In Accra, West African mediators convened envoys of Liberia’s government and the two rebel groups to urge all sides to abide by a repeatedly flouted June 17 truce.
“We are asking them to cease-fire immediately,” said Sunny Ugoh, spokesman of the leading West African regional bloc. “This will not be negotiable.”
West African leaders have promised a multinational peace force for Liberia since soon after rebels launched their siege of Monrovia in early June.
The United States, which oversaw Liberia’s founding by freed American slaves in the 19th century, has pledged support. But it insists Liberia’s neighbors and the United Nations must take the lead.
President Bush on Friday ordered troops to take up position off Liberia’s Atlantic coast in readiness for any peace mission.
Bush also has demanded that Taylor step down. Taylor has said he will do so, accepting an asylum offer in Nigeria, only when peacekeepers arrive.
Debt-strapped Nigeria, West Africa’s military power, has offered to send at least two battalions but says it needs help from the United States and others to foot the bill.
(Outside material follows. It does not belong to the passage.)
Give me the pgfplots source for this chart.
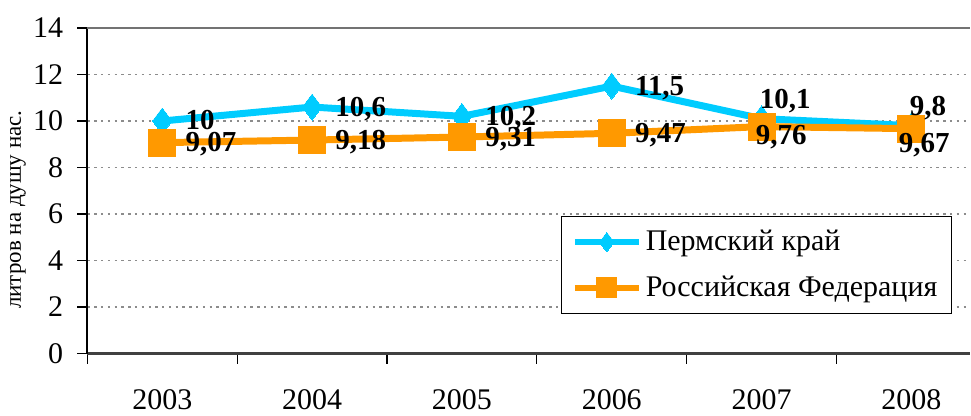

More West African, U.N. and U.S. talks on the peace force ended Monday with no sign of progress on deployment.
West African diplomats said on condition of anonymity that no deployment date could be set until agreement was reached on support for the mission. The diplomats insisted West African nations needed more international assistance for the peace force to deploy.
Pressure has been heaviest on the United States, which has confirmed $10 million in support for the deployment – enough only to pay a few days’ costs of any substantial mission.
In neighboring Sierra Leone, a Nigerian battalion of 776 men was moving Tuesday to a U.N. airport, at the town of Hastings, to train for the mission in Liberia and await any directive.
“The morale of the troops is very high and combat-ready to move into Liberia when the order is given,” a U.N. military spokesman in Sierra Leone, Maj. Aliyu Yusuf, said.
The U.S. assistant secretary of state for Africa, Walter Kansteiner, was expected Wednesday in Guinea, which is alleged to be supporting the key rebel group, Liberians United.
West African authorities said presidents of Nigeria and Ghana might also be traveling to Guinea.